三姐妹的大哥李大愚是位传奇人物,他是黑道出身,是六叔的门
徒,却被派去在真探之中卧底,因为太过于出色,居然六七年就混到了真探界高层,一度位列「四大真探」之首,成为枪港第一位「本土总探长」,颜刚、吕森是他当时的左右副手,四大暗门中有三门的老大都是在他的提携帮助之下出人头地,他几乎摆平、平衡了各种势力,就连那些洋鬼子甲国人都维他马首是瞻,一时风头无两,甚至被人称为「枪港真正的港督」「地下皇帝」。
可他这样的身份,再加上他本人性格刚烈,并不贪钱,又几乎注定了他会走向悲剧,大约三年前他同样死于一场莫名其妙的街头枪战,凶手在隔壁劫金店,他恰巧在楼上咖啡厅与人喝咖啡,听见动静拔枪便去追劫匪,不想三名劫匪原本已经跑掉,不知为何忽然调头回来,用重火力在街头几乎将他打成了筛子,三人再吞枪自杀。
杀手身份至今也没有查明,这是另一件悬案。
李大愚死后,雷骆才上了位,四大暗门乱了一年多,各种火并之后重新划分了地盘,然而人死如灯灭,李大愚的一个弟弟、三个妹妹并没有得到这帮人的任何照顾,反而为了撇清嫌弃,再没有人跟他们有任何交集,这也就是为何李大愚身前几乎坐拥全港财富,三个妹妹如今却依旧过着赤贫生活的原因。
至于三年后的今日,这帮人为何打了鸡血一般接二连三前来示好,这些小喽啰都说不出个所以然来,陆然也没有想通。
他听得一肚子怒火,但既然这也是一桩悬案,他决定再找安洁琳去问问。
六叔如释重负地推门而出,立即被那五个妖艳的女人围了起来,他居然还冲陆然挤了挤眼睛,留下一句话,你这小子,倒是有几分李大愚年轻时候的感觉,要是想混暗门,就来打虎山下找我。

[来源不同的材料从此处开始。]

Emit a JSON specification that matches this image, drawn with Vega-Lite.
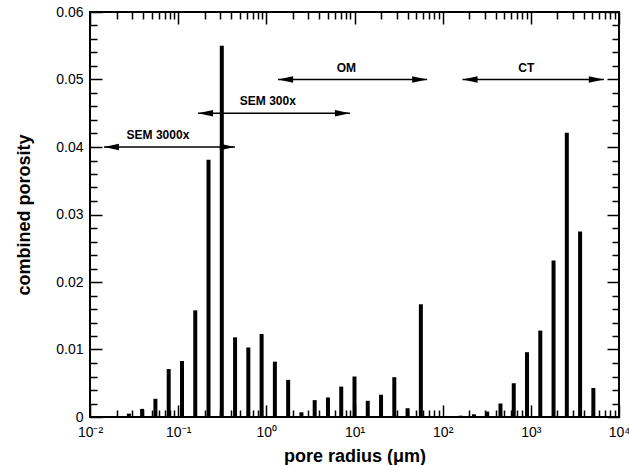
{
  "$schema": "https://vega.github.io/schema/vega-lite/v6.json",
  "width": 529,
  "height": 405,
  "autosize": {"type": "none"},
  "padding": {"left": 90, "top": 12, "right": 10, "bottom": 48},
  "background": "white",
  "config": {
    "font": "Liberation Sans",
    "view": {"stroke": "black", "strokeWidth": 2},
    "axis": {"grid": false, "domain": false, "labelFontSize": 14, "labelColor": "black", "titleColor": "black", "titleFontSize": 18, "titleFontWeight": "bold", "tickColor": "black", "tickWidth": 1.5, "labelOverlap": false, "labelFlush": false}
  },
  "datasets": {
    "bars": [
      {"r": 0.0276, "p": 0.0005}, {"r": 0.039, "p": 0.0012}, {"r": 0.0552, "p": 0.0027},
      {"r": 0.0781, "p": 0.0071}, {"r": 0.1105, "p": 0.0083}, {"r": 0.1563, "p": 0.0158},
      {"r": 0.221, "p": 0.0381}, {"r": 0.3125, "p": 0.055}, {"r": 0.442, "p": 0.0118},
      {"r": 0.625, "p": 0.0103}, {"r": 0.884, "p": 0.0123}, {"r": 1.25, "p": 0.0082},
      {"r": 1.768, "p": 0.0055}, {"r": 2.5, "p": 0.0007}, {"r": 3.536, "p": 0.0025},
      {"r": 5, "p": 0.0029}, {"r": 7.071, "p": 0.0045}, {"r": 10, "p": 0.006},
      {"r": 14.14, "p": 0.0024}, {"r": 20, "p": 0.0033}, {"r": 28.28, "p": 0.0059},
      {"r": 40, "p": 0.0013}, {"r": 56.57, "p": 0.0167}, {"r": 160, "p": 0.0002},
      {"r": 226.3, "p": 0.0004}, {"r": 320, "p": 0.0008}, {"r": 452.5, "p": 0.002},
      {"r": 640, "p": 0.005}, {"r": 905, "p": 0.0096}, {"r": 1280, "p": 0.0128},
      {"r": 1810, "p": 0.0232}, {"r": 2560, "p": 0.0421}, {"r": 3620, "p": 0.0275},
      {"r": 5120, "p": 0.0043}
    ],
    "arrows": [
      {"label": "SEM 3000x", "x1": 0.0144, "x2": 0.44, "y": 0.04, "tx": 0.059},
      {"label": "SEM 300x", "x1": 0.168, "x2": 8.87, "y": 0.045, "tx": 1.04},
      {"label": "OM", "x1": 1.36, "x2": 66.7, "y": 0.05, "tx": 8.1},
      {"label": "CT", "x1": 168, "x2": 6730, "y": 0.05, "tx": 890}
    ]
  },
  "resolve": {"axis": {"x": "independent", "y": "independent"}},
  "layer": [
    {
      "data": {"name": "bars"},
      "mark": {"type": "rule", "strokeWidth": 4, "color": "black"},
      "encoding": {
        "x": {
          "field": "r", "type": "quantitative",
          "scale": {"type": "log", "domain": [0.01, 10000], "nice": false},
          "axis": {
            "orient": "bottom",
            "title": "pore radius (μm)",
            "titlePadding": 3,
            "values": [0.01,0.02,0.03,0.04,0.05,0.06,0.07,0.08,0.09,0.1,0.2,0.3,0.4,0.5,0.6,0.7,0.8,0.9,1,2,3,4,5,6,7,8,9,10,20,30,40,50,60,70,80,90,100,200,300,400,500,600,700,800,900,1000,2000,3000,4000,5000,6000,7000,8000,9000,10000],
            "tickSize": {"condition": {"test": "abs(log(datum.value)/LN10 - round(log(datum.value)/LN10)) < 0.001", "value": -12}, "value": -7},
            "labelPadding": 20,
            "labelExpr": "abs(log(datum.value)/LN10 - round(log(datum.value)/LN10)) < 0.001 ? ['10⁻²','10⁻¹','10⁰','10¹','10²','10³','10⁴'][round(log(datum.value)/LN10)+2] : ''"
          }
        },
        "y": {
          "field": "p", "type": "quantitative",
          "scale": {"domain": [0, 0.06], "nice": false, "zero": true},
          "axis": {
            "orient": "left",
            "title": "combined porosity",
            "titlePadding": 22,
            "values": [0,0.002,0.004,0.006,0.008,0.01,0.012,0.014,0.016,0.018,0.02,0.022,0.024,0.026,0.028,0.03,0.032,0.034,0.036,0.038,0.04,0.042,0.044,0.046,0.048,0.05,0.052,0.054,0.056,0.058,0.06],
            "tickSize": {"condition": {"test": "abs(datum.value*100 - round(datum.value*100)) < 0.001", "value": -12}, "value": -7},
            "labelPadding": 19,
            "labelExpr": "datum.value == 0 ? '0' : (abs(datum.value*100 - round(datum.value*100)) < 0.001 ? format(datum.value, '.2f') : '')"
          }
        },
        "y2": {"datum": 0}
      }
    },
    {
      "data": {"name": "arrows"},
      "mark": {"type": "rule", "strokeWidth": 1.5, "color": "black"},
      "encoding": {
        "x": {
          "field": "x1", "type": "quantitative",
          "scale": {"type": "log", "domain": [0.01, 10000], "nice": false},
          "axis": {
            "orient": "top", "title": null, "labels": false,
            "values": [0.01,0.02,0.03,0.04,0.05,0.06,0.07,0.08,0.09,0.1,0.2,0.3,0.4,0.5,0.6,0.7,0.8,0.9,1,2,3,4,5,6,7,8,9,10,20,30,40,50,60,70,80,90,100,200,300,400,500,600,700,800,900,1000,2000,3000,4000,5000,6000,7000,8000,9000,10000],
            "tickSize": {"condition": {"test": "abs(log(datum.value)/LN10 - round(log(datum.value)/LN10)) < 0.001", "value": -12}, "value": -7}
          }
        },
        "x2": {"field": "x2"},
        "y": {
          "field": "y", "type": "quantitative",
          "scale": {"domain": [0, 0.06], "nice": false, "zero": true},
          "axis": {
            "orient": "right", "title": null, "labels": false,
            "values": [0,0.002,0.004,0.006,0.008,0.01,0.012,0.014,0.016,0.018,0.02,0.022,0.024,0.026,0.028,0.03,0.032,0.034,0.036,0.038,0.04,0.042,0.044,0.046,0.048,0.05,0.052,0.054,0.056,0.058,0.06],
            "tickSize": {"condition": {"test": "abs(datum.value*100 - round(datum.value*100)) < 0.001", "value": -12}, "value": -7}
          }
        }
      }
    },
    {
      "data": {"name": "arrows"},
      "mark": {"type": "point", "filled": true, "color": "black", "opacity": 1, "size": 225, "xOffset": 7.5, "shape": "M-1,0L1,-0.42L1,0.42Z"},
      "encoding": {
        "x": {"field": "x1", "type": "quantitative", "scale": {"type": "log", "domain": [0.01, 10000], "nice": false}, "axis": null},
        "y": {"field": "y", "type": "quantitative", "scale": {"domain": [0, 0.06], "nice": false, "zero": true}, "axis": null}
      }
    },
    {
      "data": {"name": "arrows"},
      "mark": {"type": "point", "filled": true, "color": "black", "opacity": 1, "size": 225, "xOffset": -7.5, "shape": "M1,0L-1,-0.42L-1,0.42Z"},
      "encoding": {
        "x": {"field": "x2", "type": "quantitative", "scale": {"type": "log", "domain": [0.01, 10000], "nice": false}, "axis": null},
        "y": {"field": "y", "type": "quantitative", "scale": {"domain": [0, 0.06], "nice": false, "zero": true}, "axis": null}
      }
    },
    {
      "data": {"name": "arrows"},
      "mark": {"type": "text", "fontSize": 12, "fontWeight": "bold", "color": "black", "dy": -12, "baseline": "middle", "align": "center"},
      "encoding": {
        "x": {"field": "tx", "type": "quantitative", "scale": {"type": "log", "domain": [0.01, 10000], "nice": false}, "axis": null},
        "y": {"field": "y", "type": "quantitative", "scale": {"domain": [0, 0.06], "nice": false, "zero": true}, "axis": null},
        "text": {"field": "label"}
      }
    }
  ]
}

然后他两手都不闲着,使劲在左右女人的身上捏了两把,嬉笑道:「哦呦,这么一会,就湿掉了!」
陆然皱着眉头轻轻将门关上,回到摇椅上坐好。
猛然间,他想起了什么,跳起身来,在慧真的身上,仔细检查了一番。
没有错,慧真的身子,被人动过了,所以她现在的睡姿,跟之前,有了较大的变化。
但这也说明不了什么,最多就是色老头心术不正,手脚有些不干净。
绝不会如此简单。
最后陆然终于发现了异样的地方,在慧真的身下,不知何时,多了一些白色的粉末。
这些白色粉末,有些像盐,摸上去有些粗糙,味道极苦,还会间歇发出一些肉眼也不易看出的微光。
肉太岁。
一个诡异的名字在陆然的心头,涌了上来。